Oh, my exposure to Heinlein has not been nearly so positive. Not a writer I want to explore further.

Of course, both kinds of SF have their fans, and there’s plenty of room in the genre for both, and as George R.R. Martin points out, you’ll find both nominated for Hugos, neither gets frozen out by the other.

He has his flaws, but he’s part of the core canon, one of the authors you can’t call yourself a Trufan if you haven’t read.

I agree a distinction exists, but the arguments the Puppies present makes me wonder if they care about the difference.

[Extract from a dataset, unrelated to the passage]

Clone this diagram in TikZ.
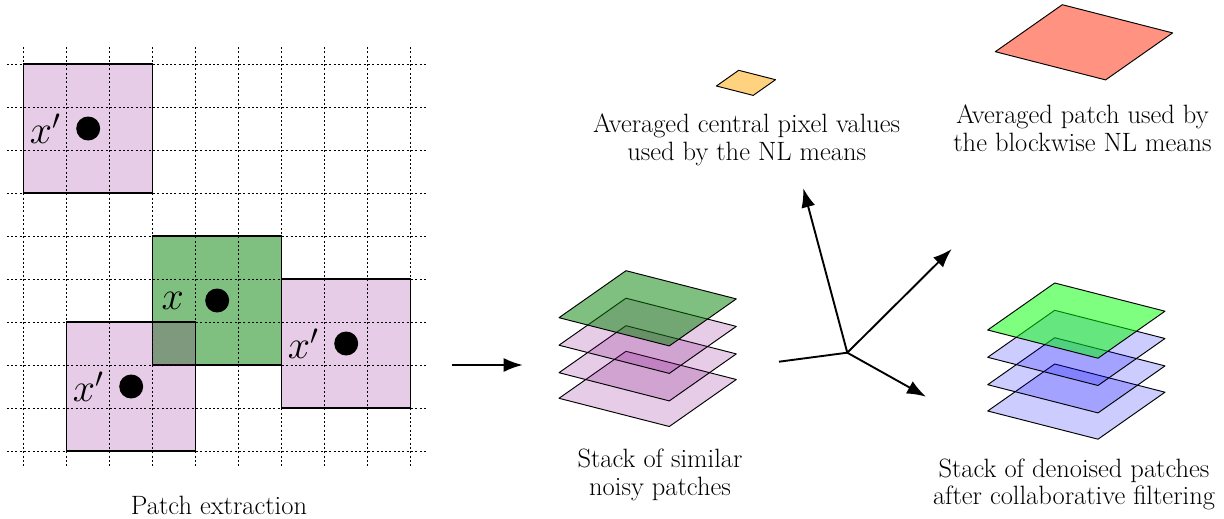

I wouldn’t categorize much, if any, of the work of the last 10-15 years of Hugos nominees as strict message fiction, even if there’s plenty of sociopolitical commentary. But this recent stuff is what they’re objecting to.

Their argument, taken prima facie, makes no sense unless you do ignore the difference.

Of course, if you don’t take their argument prima facie, you get left with a bunch of whiners demanding attention, some of whom get a big kick out of shitting on other people’s lawns.

Of particular interest is Jemisin’s quote from Samuel R. Delaney:

Prophetic.

I can’t imagine ever caring to call myself that! I’m far on the fantasy side of the SF/Fantasy divide, and Heinlein is not part of any canon I have interest in.

And some fans are fans of both. Zealots on both sides risk alienating a lot of people (some of whom read with a breadth that verges on indiscriminate) by being too strident.

I can certainly say that this has turned me off to quite a few writers on both sides of that argument.

Speak for yourself, dude. To me it’s why his fanbase is about as annoying as the Sad Puppies.

I read a bunch of his stuff when I was younger, but when I went back to reread him, I found that he reaaaalllly didn’t hold up for me. There’s a smugness in his writing that drives me up the wall. FWIW, Spider Robinson is pretty far on the hippie end of the spectrum and has a similar smugness.